Dynamic Analysis of Connected Jackets

Abstract

The dynamic behavior of jacket platforms connected by a bridge has been studied by time-domain simulations in USFOS, which is a nonlinear finite element program. The main motivation behind studying this, is to be able to do condition monitoring of connected jackets by assessing acceleration measurement. In order to do this, it is essential to gain an understanding of how the interaction between connected jackets may influence the acceleration measurements. The simulations have been done for a system consisting of two identical jackets, connected by a linear spring representing the bridge. The system has been subjected to waves from one direction only.

Initially, the simulations were done on a simplified model with jackets modelled as cylindrical cantilevered beams. The response was plotted in the frequency domain by running many simulations at different force frequencies. The phase lag of the force on the second jacket was kept constant by varying the distance between the jackets. Results from the simplified model were compared with results obtained in the specialization project. The hydrodynamic loads have been calculated by Morison's equations, and the nonlinear effects due to the wave load formulation have been studied.
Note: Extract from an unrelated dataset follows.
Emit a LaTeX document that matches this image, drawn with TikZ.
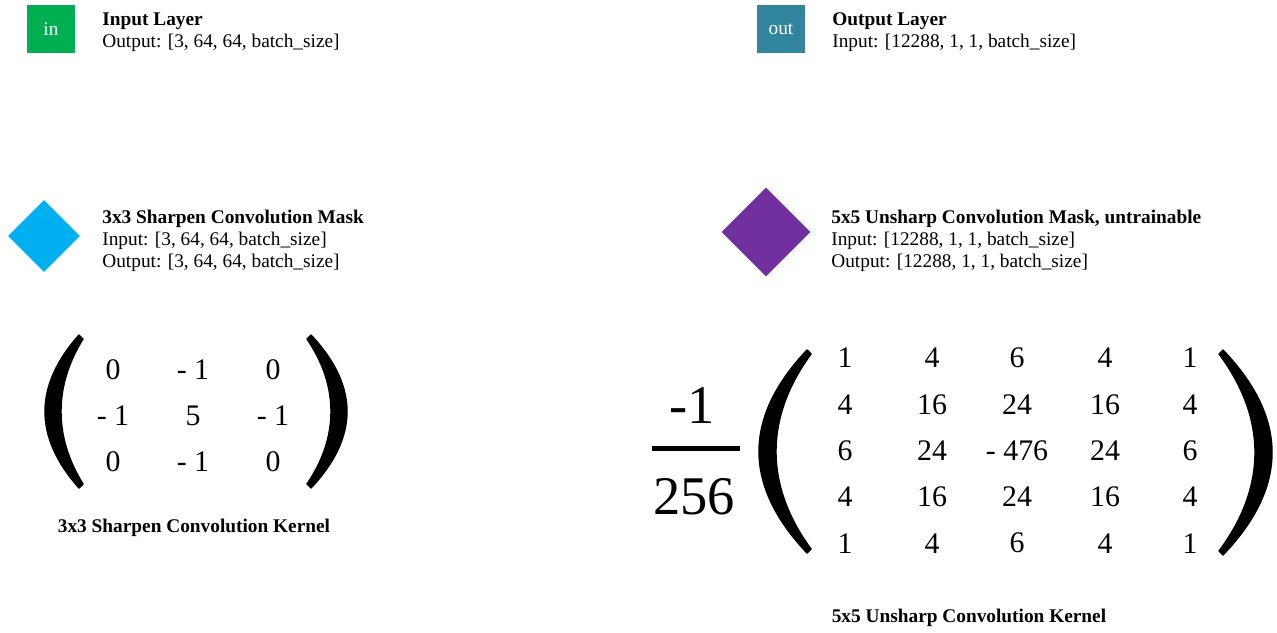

A finite element model of two connected "real" jackets has been developed, and this model has been subjected to irregular waves. The response data from both static and dynamic analyses have been compared, to investigate to what extent the system is affected by dynamics. Additionally, it has been conducted a sensibility study on how the bridge stiffness influences the response values. The responses from the irregular waves were compared with respect to fatigue, extreme long term response and mean square response.